Since we would like to write $B = f^{-1}(0)$, $W = f^{-1}(1)$, and $F = f^{-1}(\infty)$ for some rational function $f(z) = p(z) / q(z)$ of degree $\deg(f) = |I| + |J| + |K| - 2 = \displaystyle \sum_{\alpha \in I} m_\alpha = \sum_{\beta \in J} n_\beta = \sum_{\chi \in K} k_\chi$, we must have the factorizations

\begin{aligned} p(z) & = + p_0 \prod_{\alpha \in I} \biggl[ b_\alpha \, z - a_\alpha \biggr]^{m_\alpha} \\[5pt] p(z) - q(z) = & = -q_0 \prod_{\beta \in J} \biggl[ d_\beta \, z - c_\beta \biggr]^{n_\beta} \\[5pt] q(z) & = -r_0 \prod_{\chi \in K} \biggl[ f_\chi \, z - e_\chi \biggr]^{k_\chi} \\[5pt] \end{aligned} \quad \implies \quad \beta(z) = \dfrac {p(z)}{q(z)} = - \dfrac {p_0}{r_0} \ \dfrac {\displaystyle \prod_{\alpha \in I} \biggl[ b_\alpha \, z - a_\alpha \biggr]^{m_\alpha}}{\displaystyle \prod_{\chi \in K} \biggl[ f_\chi \, z - e_\chi \biggr]^{k_\chi}}

for some nonzero constants $p_0$, $q_0$, and $r_0$. Hence, given the sets $\bigl \{ m_\alpha \, \bigl| \, \alpha \in I \bigr \}$, $\bigl \{ n_\beta \, \bigl| \, \beta \in J \bigr \}$, and $\bigl \{ k_\chi \, \bigl| \, \chi \in K \bigr \}$ we wish to find $a_\alpha, \, b_\alpha, \, c_\beta, \, d_\beta, \, e_\chi, \, f_\chi, \, p_0, \, q_0, \, r_0 \in \mathbb C$ such that

$p_0 \prod_{\alpha \in I} \biggl[ b_\alpha \, z - a_\alpha \biggr]^{m_\alpha} + q_0 \prod_{\beta \in J} \biggl[ d_\beta \, z - c_\beta \biggr]^{n_\beta} + r_0 \prod_{\chi \in K} \biggl[ f_\chi \, z - e_\chi \biggr]^{k_\chi} = 0$

identically as a polynomial in $z$. If you can find coefficients which make this polynomial identity true for all $z$, then you have the desired Belyĭ map $f(z) = p(z) / q(z)$.

### Remarks

Since there are $\deg(f) + 1$ coefficients in this polynomial equation, we find a system of $|I| + |J| + |K| - 1$ homogeneous equations in $|I| + |J| + |K| + 3$ unknowns — so there will be infinitely many $f(z)$ to choose from. In practice, it is useful to use a Möbius transformation in the form

\gamma(z) = \dfrac {b_0 \, e_0 - a_0 \, f_0}{d_0 \, e_0 - c_0 \, f_0} \cdot \dfrac {d_0 \, z - c_0}{b_0 \, z - a_0} \qquad \implies \qquad \begin{aligned} \gamma(P_0) & = \infty \\[5pt] \gamma(Q_0) & = 0 \\[5pt] \gamma(R_0) & = 1 \end{aligned}

The corresponding rational map $\beta = f \circ \gamma^{-1}$ satisfies $\beta(0) = 1$, $\beta(1) = \infty$, and $\beta(\infty) = 0$; while the corresponding system has $|I| + |J| + |K| - 1$ homogeneous equations in $|I| + |J| + |K|$ unknowns. We expect to find only finitely many $\beta(z)$ to choose from.

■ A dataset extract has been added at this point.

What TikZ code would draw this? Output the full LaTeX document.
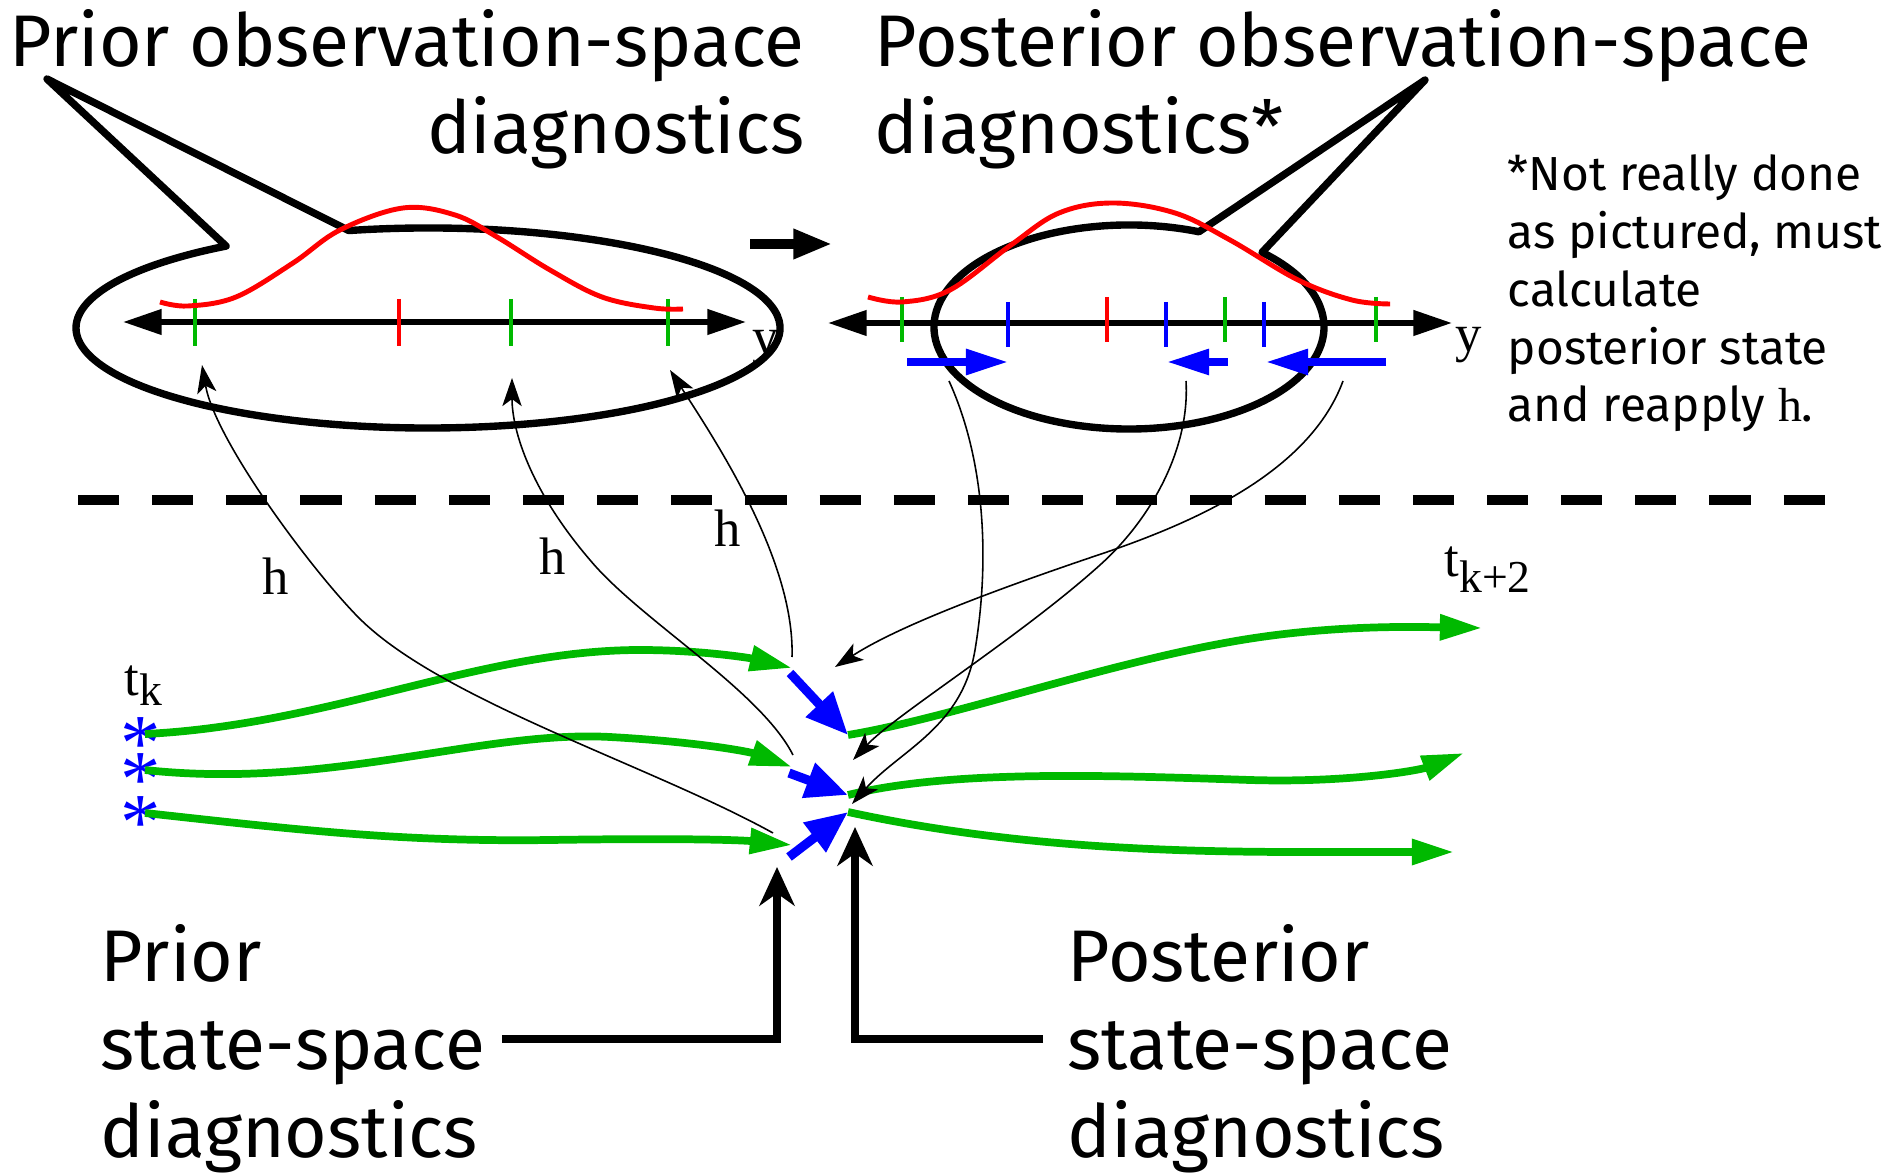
\documentclass[tikz,border=0pt]{standalone}
\usepackage{fontspec}
\setmainfont{Fira Sans}
\newfontfamily\timesf{Liberation Serif}
\usetikzlibrary{arrows.meta}
\definecolor{xgreen}{RGB}{0,185,0}

\begin{document}
\begin{tikzpicture}[x=0.1mm, y=-0.1mm,
  every node/.style={inner sep=0pt},
  big/.style={font=\fontsize{20.8}{25}\selectfont},
  note/.style={font=\fontsize{13.6}{16.5}\selectfont},
  serif/.style={font=\timesf\fontsize{15}{18}\selectfont},
  ens/.style={font=\timesf\fontsize{23}{23}\selectfont, text=blue},
  bubble/.style={line width=2.1pt, line join=round},
  yline/.style={line width=1.6pt, {Triangle[length=11pt,width=7pt]}-{Triangle[length=11pt,width=7pt]}},
  obs/.style={line width=1.4pt},
  dens/.style={red, line width=1.4pt},
  harr/.style={line width=0.45pt, -{Stealth[length=8pt,width=5.5pt,inset=2pt]}},
  traj/.style={xgreen, line width=2.2pt, -{Triangle[length=12pt,width=7pt]}},
  upd/.style={blue, line width=2.6pt, -{Triangle[length=12pt,width=10pt]}},
  incr/.style={blue, line width=2.1pt, -{Triangle[length=12pt,width=7pt]}},
  diag/.style={line width=2.2pt, -{Stealth[length=11pt,width=10pt,inset=3.5pt]}}
]
\useasboundingbox (0,0) rectangle (1890,1175);

% headings
\node[big, align=right, anchor=base east] (priorobs) at (805,154) {Prior observation-space\\diagnostics};
\node[big, align=left, anchor=base west] (postobs) at (874,154) {Posterior observation-space\\diagnostics*};
\node[note, align=left, anchor=base west] (caveat) at (1507,422) {*Not really done\\as pictured, must\\calculate\\posterior state\\and reapply {\timesf h}.};

% prior observation space
\coordinate (lc) at (428,328);
\node[serif, anchor=base west] (ly) at (752,355) {y};
\draw[bubble] (lc) ++(-103:352 and 100) arc[start angle=-103, end angle=235, x radius=352, y radius=100] -- (47,79) -- cycle;
\draw[yline] (123,322) -- (746,322);
\foreach \x/\c in {195/xgreen, 399/red, 511/xgreen, 668/xgreen}
  \draw[obs, \c] (\x,299) -- (\x,346);
\draw[dens] plot[smooth, tension=0.6] coordinates {(160,302) (188,306) (236,297) (293,263) (340,230) (403,208) (455,215) (497,237) (550,270) (602,297) (654,308) (683,309)};

% posterior observation space
\coordinate (rc) at (1129,327);
\node[serif, anchor=base west] (ry) at (1455,352) {y};
\draw[bubble] (rc) ++(-69:195 and 102) arc[start angle=-69, end angle=-407, x radius=195, y radius=102] -- (1425,80) -- cycle;
\draw[yline] (828,323) -- (1452,323);
\foreach \x/\c in {902/xgreen, 1107/red, 1225/xgreen, 1376/xgreen}
  \draw[obs, \c] (\x,297) -- (\x,342);
\foreach \x in {1008, 1166, 1264}
  \draw[obs, blue] (\x,302) -- (\x,347);
\draw[dens] plot[smooth, tension=0.6] coordinates {(868,297) (902,302) (950,290) (1011,245) (1059,213) (1113,203) (1175,213) (1230,240) (1298,280) (1352,300) (1390,304)};
\draw[incr] (907,362) -- (1008,362);
\draw[incr] (1228,362) -- (1167,362);
\draw[incr] (1386,362) -- (1266,362);

\draw[line width=2.6pt, -{Triangle[length=11pt,width=8pt]}] (750,244) -- (832,244);

% split
\draw[line width=2.9pt, dash pattern=on 11.7pt off 9.4pt] (78,500) -- (1838,500);

% state space
\node[ens] (e1) at (141,744) {*};
\node[ens] (e2) at (141,780) {*};
\node[ens] (e3) at (141,823) {*};
\coordinate (s1) at (145,734);
\coordinate (s2) at (145,770);
\coordinate (s3) at (145,813);
\node[serif, anchor=base west] (tk) at (124,695) {t\raisebox{-3pt}{\fontsize{13}{15}\selectfont k}};
\node[serif, anchor=base west] (tk2) at (1444,577) {t\raisebox{-4.3pt}{\fontsize{13}{15}\selectfont k+2}};

\coordinate (g1) at (792,668);
\coordinate (g2) at (792,767);
\coordinate (g3) at (792,845);
\coordinate (a1) at (848,735);
\coordinate (a2) at (848,795);
\coordinate (a3) at (848,812);

\draw[traj] (s1) .. controls (330,725) and (480,650) .. (640,650) .. controls (700,650) and (750,658) .. (g1);
\draw[traj] (s2) .. controls (330,790) and (480,730) .. (610,737) .. controls (700,742) and (750,752) .. (g2);
\draw[traj] (s3) .. controls (300,830) and (400,842) .. (550,840) .. controls (680,838) and (740,840) .. (g3);

\draw[upd] (790,673) -- (a1);
\draw[upd] (789,773) -- (a2);
\draw[upd] (789,857) -- (a3);

\draw[traj] (a1) .. controls (950,718) and (1100,665) .. (1230,642) .. controls (1330,624) and (1420,627) .. (1482,628);
\draw[traj] (a2) .. controls (950,770) and (1100,775) .. (1250,780) .. controls (1350,783) and (1420,770) .. (1464,753);
\draw[traj] (a3) .. controls (1000,845) and (1150,852) .. (1300,852) -- (1454,852);

% h applied to the prior
\draw[harr] (773,833) .. controls (650,765) and (440,700) .. (358,617) .. controls (310,568) and (215,440) .. (202,365);
\draw[harr] (793,755) .. controls (760,690) and (640,620) .. (590,560) .. controls (530,490) and (512,430) .. (512,378);
\draw[harr] (792,657) .. controls (795,560) and (715,440) .. (670,370);
\node[serif, anchor=base west] (h1) at (262,595) {h};
\node[serif, anchor=base west] (h2) at (539,575) {h};
\node[serif, anchor=base west] (h3) at (714,547) {h};

% back from the posterior
\draw[harr] (949,381) .. controls (985,460) and (990,560) .. (975,650) .. controls (962,728) and (900,750) .. (852,804);
\draw[harr] (1186,381) .. controls (1190,450) and (1150,520) .. (1100,565) .. controls (1020,637) and (895,715) .. (853,760);
\draw[harr] (1343,381) .. controls (1310,470) and (1200,520) .. (1107,552) .. controls (1000,588) and (900,625) .. (835,667);

% state-space diagnostics
\node[big, align=left, anchor=base west] (priorst) at (100,1157) {Prior\\state-space\\diagnostics};
\node[big, align=left, anchor=base west] (postst) at (1067,1157) {Posterior\\state-space\\diagnostics};
\coordinate (pr0) at (502,1039);
\coordinate (po0) at (1043,1039);
\draw[diag] (pr0) -| (777,867);
\draw[diag] (po0) -| (855,827);
\end{tikzpicture}
\end{document}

As I mentioned before, my 2013 REU worked on implementing these ideas over the summer as part of a Mathematica notebook. We had trouble getting Mathematica to solve this polynomial equation when the sizes of the valencies got too large, such as 6 or 7. I’m working on getting the code to run much faster so that I can post something online soon.